Случай сложнее произошел со мной в Италии, где я ставил «Князя Игоря». В порядке режиссерского экспромта (а в моих мизансценах это бывает часто) я посадил очаровательных балетных девочек-половчанок на авансцену по рампе и просил их свесить ножки в оркестр. Ничего плохого я не предвидел. Но вскоре меня вызвали к директору, где представитель профсоюза (это Италия) заявил мне протест. Я не на шутку перепугался, потому что мне намекнули, что этот представитель является членом некой всесильной мафиозной группы. А обвинили меня в том, что свесившиеся в оркестр ножки балерин отвлекают музыкантов от нот, музыканты не отвечают за точность игры, так как не смотрят на жесты дирижера, и тем более не отвечают за сохранность инструментов. Я готов был все принять за шутку, но представитель профсоюзов (а может быть, и мафии) был слишком серьезен. В отчаянии я попросил разрешения переговорить с оркестром. Насупив брови, на меня смотрели скрипачи и валторнисты, трубачи и литавристы. Со страху я пошел на крайнюю меру — объявил музыкантам, что у меня есть официальная договоренность с танцовщицами о том, что последние не будут требовать с музыкантов денег, если кто-нибудь из них заглянет балеринам под костюм (а они были не в юбках, а в восточных шароварах). К счастью, переводчица была совершенно лишена юмора и выдала этот глупый текст сухо, официально и с некоторой торжественностью. Несколько секунд молчания — и хохот, одобрительные возгласы всего оркестра. Что это было? Шутка, розыгрыш? А может быть, серьезное коммерческое требование возместить возможные потери? «Не задумывайтесь, это Италия!» — сказал мне удовлетворенный директор. Но я-то от неожиданности порядком испугался!
Ничего нельзя заранее предположить и на гастролях. В Париже мой театр играл оперу Моцарта «Бостьен и Бостьена». И случился конфуз — у артистки (к счастью, молодой и хорошенькой) во время ее пения и темпераментной игры свалились кальсоны. Я был в ужасе, но французская публика приняла это с одобрением, а критика одобрила как изящный трюк.

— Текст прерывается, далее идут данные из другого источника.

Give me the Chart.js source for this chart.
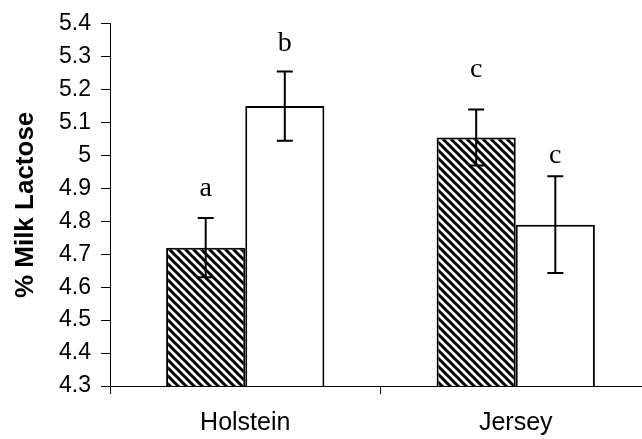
<!DOCTYPE html>
<html>
<head>
<meta charset="utf-8">
<script src="https://cdn.jsdelivr.net/npm/chart.js@4"></script>
<style>
  html, body { margin: 0; padding: 0; background: #fff; overflow: hidden; }
  #wrap { width: 651px; height: 439px; }
</style>
</head>
<body>
<div id="wrap"><canvas id="myChart"></canvas></div>
<script>
// data
var breeds = ["Holstein", "Jersey"];
var hatchedMeans = [4.72, 5.055];
var hatchedErr = [0.09, 0.085];
var openMeans = [5.15, 4.79];
var openErr = [0.105, 0.147];
var hatchedLetters = ["a", "c"];
var openLetters = ["b", "c"];
var hatchedLetterAt = [4.9, 5.26];
var openLetterAt = [5.34, 5.0];
var yTicks = [4.3, 4.4, 4.5, 4.6, 4.7, 4.8, 4.9, 5, 5.1, 5.2, 5.3, 5.4];

function hatch() {
    var c = document.createElement("canvas");
    c.width = 8; c.height = 8;
    var g = c.getContext("2d");
    g.fillStyle = "#fff";
    g.fillRect(0, 0, 8, 8);
    g.strokeStyle = "#000";
    g.lineWidth = 3;
    g.beginPath();
    g.moveTo(-2, -2); g.lineTo(10, 10);
    g.moveTo(-2, 6); g.lineTo(2, 10);
    g.moveTo(6, -2); g.lineTo(10, 2);
    g.stroke();
    return document.getElementById("myChart").getContext("2d").createPattern(c, "repeat");
}

// error bars and significance letters
var extras = {
    id: "extras",
    afterDatasetsDraw: function(chart) {
        var ctx = chart.ctx;
        var y = chart.scales.y;
        var sets = [
            {err: hatchedErr, letters: hatchedLetters, at: hatchedLetterAt},
            {err: openErr, letters: openLetters, at: openLetterAt}
        ];
        ctx.save();
        ctx.strokeStyle = "#000";
        ctx.lineWidth = 2;
        ctx.fillStyle = "#000";
        ctx.font = "28px 'Liberation Serif'";
        ctx.textAlign = "center";
        ctx.textBaseline = "middle";
        sets.forEach(function(s, di) {
            var meta = chart.getDatasetMeta(di);
            meta.data.forEach(function(bar, i) {
                var v = chart.data.datasets[di].data[i];
                var x = bar.x;
                var top = y.getPixelForValue(v + s.err[i]);
                var bot = y.getPixelForValue(v - s.err[i]);
                ctx.beginPath();
                ctx.moveTo(x, top); ctx.lineTo(x, bot);
                ctx.moveTo(x - 8, top); ctx.lineTo(x + 8, top);
                ctx.moveTo(x - 8, bot); ctx.lineTo(x + 8, bot);
                ctx.stroke();
                ctx.fillText(s.letters[i], x, y.getPixelForValue(s.at[i]));
            });
        });
        ctx.restore();
    }
};

new Chart(document.getElementById("myChart"), {
    type: "bar",
    data: {
        labels: breeds,
        datasets: [{
            data: hatchedMeans,
            backgroundColor: hatch(),
            borderColor: "#000",
            borderWidth: 2,
            categoryPercentage: 0.585,
            barPercentage: 1
        }, {
            data: openMeans,
            backgroundColor: "#fff",
            borderColor: "#000",
            borderWidth: 2,
            categoryPercentage: 0.585,
            barPercentage: 1
        }]
    },
    options: {
        responsive: true,
        maintainAspectRatio: false,
        animation: false,
        layout: { padding: { top: 19, right: 0, left: 0, bottom: 0 } },
        plugins: { legend: { display: false }, tooltip: { enabled: false } },
        scales: {
            x: {
                grid: { offset: true, drawOnChartArea: false, color: "#000", tickLength: 8 },
                border: { color: "#000", width: 1 },
                ticks: { color: "#000", padding: 14, font: { family: "'Liberation Sans'", size: 25 } },
                afterFit: function(s) { s.height = 53; }
            },
            y: {
                min: 4.3,
                max: 5.4,
                afterBuildTicks: function(s) { s.ticks = yTicks.map(function(v) { return {value: v}; }); },
                grid: { drawOnChartArea: false, color: "#000", tickLength: 9 },
                border: { color: "#000", width: 1 },
                ticks: { color: "#000", padding: 10, font: { family: "'Liberation Sans'", size: 23 },
                    callback: function(v) { return String(Math.round(v * 10) / 10); } },
                title: { display: true, text: "% Milk Lactose", color: "#000", padding: { top: 10, bottom: 0 },
                    font: { family: "'Liberation Sans'", size: 26, weight: "bold" } },
                afterFit: function(s) { s.width = 110; }
            }
        }
    },
    plugins: [extras]
});
</script>
</body>
</html>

Обычно публика любит увидеть в известном спектакле что-то необычное и незнакомое. Однако она не прощает потерю чувства меры, не прощает безвкусицы и нарочитой «новации», рассчитанной на сенсацию. Оперное искусство строго оберегало себя от развязности и пошлости, даже ценой «реакционности», «окаменелости», «старомодности». Как часто в этих грехах обвиняли оперу только потому, что критики, торгующие новаторством, ищущие оригинальности во что бы то ни стало, не могли найти жемчужного зерна.